Franklin S. Terry (1862-1926) was a business executive in the incandescent lamp industry with broad philanthropic interests related to World War I relief. Born in Ansonia, Connecticut, Terry was educated at Phillips Academy. He left Ansonia for Chicago in 1889 where he began the Sunbeam Incandescent Lamp Company. In 1901, he came to Cleveland where he and Burton G. Tremaine of the Fostoria (Ohio) Incandescent Lamp Company established the National Electric Lamp Association (renamed NELA in 1906).
Ostensibly established as a consortium of small lamp manufacturers which allowed for effective competition with industry giants, General Electric and Westinghouse, NELA was, in fact, secretly and largely (75%) financed by General Electric. When General Electric's interest was discovered during a federal anti-trust suit in 1911, it wholly absorbed NELA which became GE's National Quality Lamp Works Division.
Terry remained with the company throughout this period serving initially as a vice president as NELA, later (after 1911) as manager of the former NELA operations, and finally as a vice president of General Electric.
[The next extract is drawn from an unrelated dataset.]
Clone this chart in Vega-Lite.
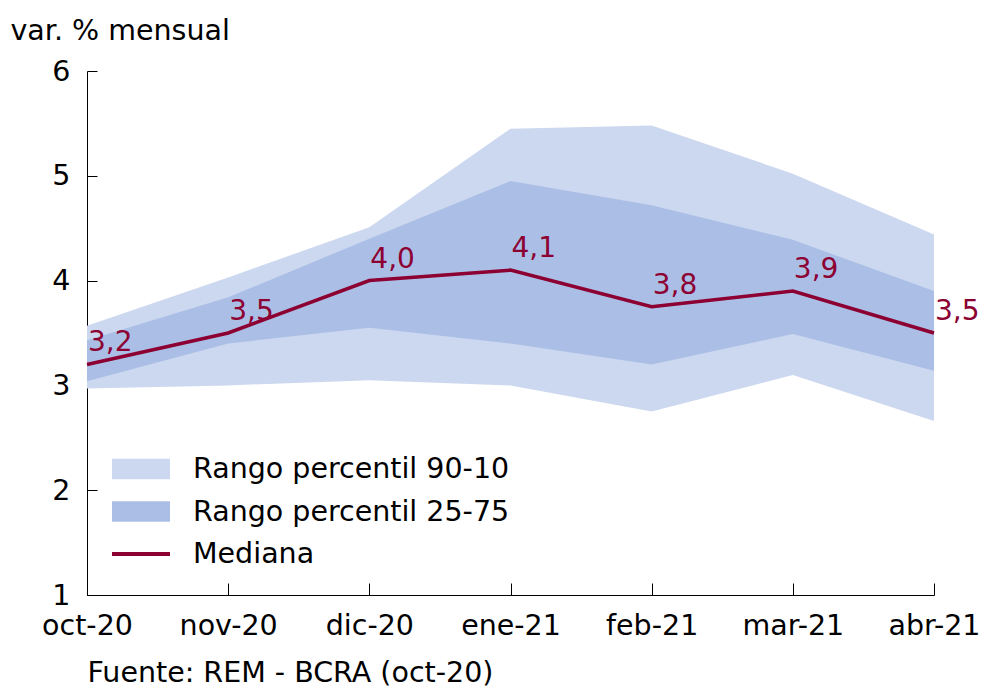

It was under Terry's leadership that General Electric built and opened, in 1913, its industrial research and production facility, NELA Park, in suburban East Cleveland. Nela was one of the first campus-like research and production facilities in the United States.
With the outbreak of World War I in Europe in 1914, Terry became deeply interested in the conflict and eventually involved in efforts to assist the soldiers and orphans of the continental allied powers. To this end he established the Nela Fund to assist the families of French soldiers from the "business and professional classes." Terry and other subscribers to the Nela Fund supported and entered into correspondence with orphans (adoptees) and, at times, soldiers (Godsons).
A trip to Europe in 1919 to attend to Nela Fund matters piqued Terry's interest in the historical significance of the war and resulted in his acquisition of a vast body of posters, publications, and artifacts. These items were subsequently donated to the Western Reserve Historical Society by his widow.
Following the war, Terry continued his work with General Electric and maintained his correspondence with the families he had supported. One year after leaving General Electric, he died at the age of 64 in his summer home in North Carolina.